** BEGIN **

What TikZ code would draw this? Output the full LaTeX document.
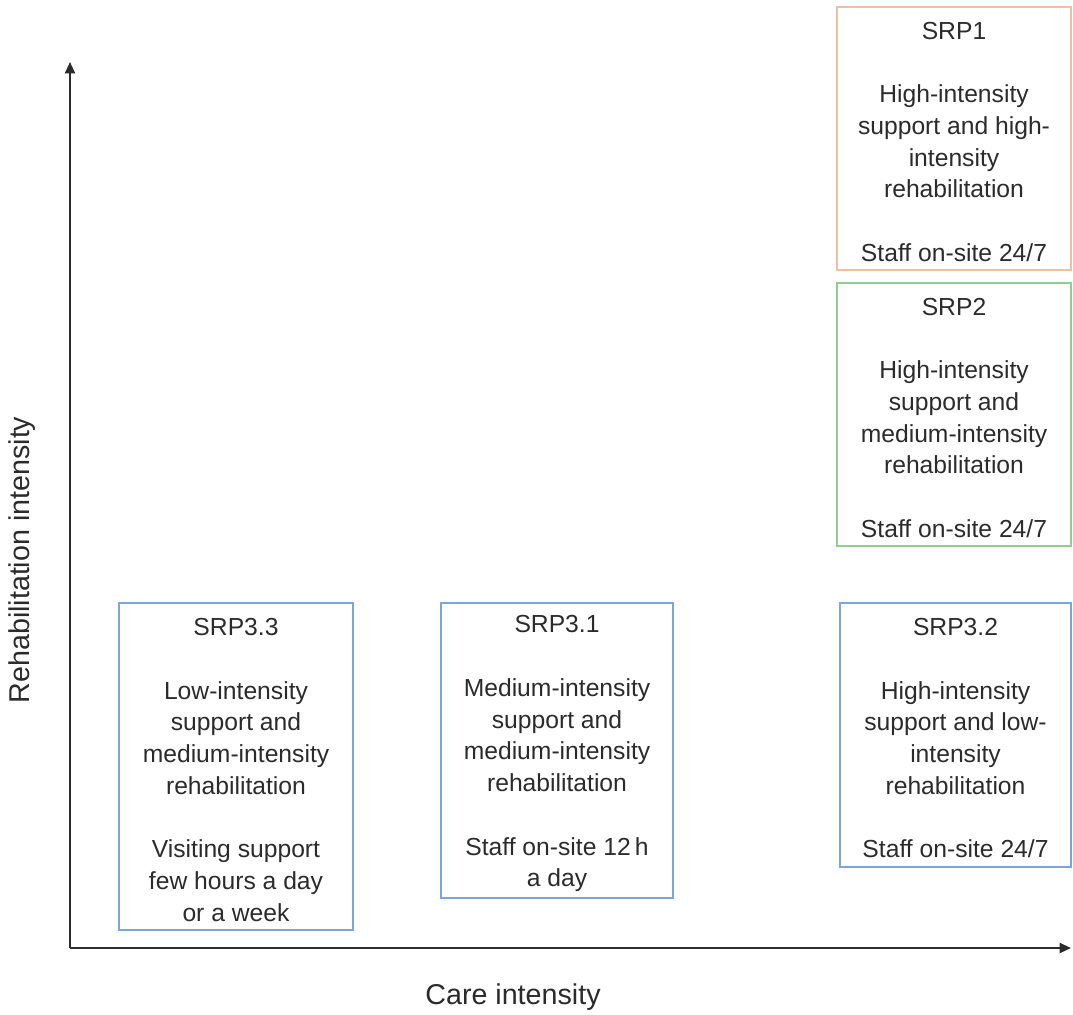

** END **
** BEGIN **

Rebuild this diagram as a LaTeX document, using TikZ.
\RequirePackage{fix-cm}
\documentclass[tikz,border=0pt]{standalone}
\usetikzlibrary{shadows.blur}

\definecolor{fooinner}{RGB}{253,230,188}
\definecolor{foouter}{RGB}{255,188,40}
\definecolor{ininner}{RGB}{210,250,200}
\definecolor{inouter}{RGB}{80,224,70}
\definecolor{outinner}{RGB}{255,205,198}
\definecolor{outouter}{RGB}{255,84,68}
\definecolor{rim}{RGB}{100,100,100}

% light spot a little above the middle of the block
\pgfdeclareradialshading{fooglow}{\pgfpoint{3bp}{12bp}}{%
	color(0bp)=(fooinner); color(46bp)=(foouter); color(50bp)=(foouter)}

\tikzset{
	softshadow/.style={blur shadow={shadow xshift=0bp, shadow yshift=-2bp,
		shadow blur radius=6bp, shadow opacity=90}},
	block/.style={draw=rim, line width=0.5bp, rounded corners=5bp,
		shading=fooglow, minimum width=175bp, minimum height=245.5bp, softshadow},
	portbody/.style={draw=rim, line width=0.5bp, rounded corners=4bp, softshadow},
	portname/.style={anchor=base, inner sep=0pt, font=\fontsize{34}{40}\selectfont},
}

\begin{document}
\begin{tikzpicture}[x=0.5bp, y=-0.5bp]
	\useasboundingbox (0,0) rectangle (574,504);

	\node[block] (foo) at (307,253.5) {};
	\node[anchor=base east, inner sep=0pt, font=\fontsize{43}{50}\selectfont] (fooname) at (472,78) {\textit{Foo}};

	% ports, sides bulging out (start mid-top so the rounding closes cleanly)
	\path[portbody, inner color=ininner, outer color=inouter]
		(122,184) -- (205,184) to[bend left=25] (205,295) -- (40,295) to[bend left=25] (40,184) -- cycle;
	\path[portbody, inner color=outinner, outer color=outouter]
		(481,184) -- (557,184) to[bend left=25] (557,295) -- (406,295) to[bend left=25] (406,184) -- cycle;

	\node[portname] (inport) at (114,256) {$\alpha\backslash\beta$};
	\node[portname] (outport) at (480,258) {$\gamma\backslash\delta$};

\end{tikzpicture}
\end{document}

** END **

### [What you should do]
In the material above, find the lines that contain "this" and show them.

### [Full solution]
What TikZ code would draw this? Output the full LaTeX document.
Rebuild this diagram as a LaTeX document, using TikZ.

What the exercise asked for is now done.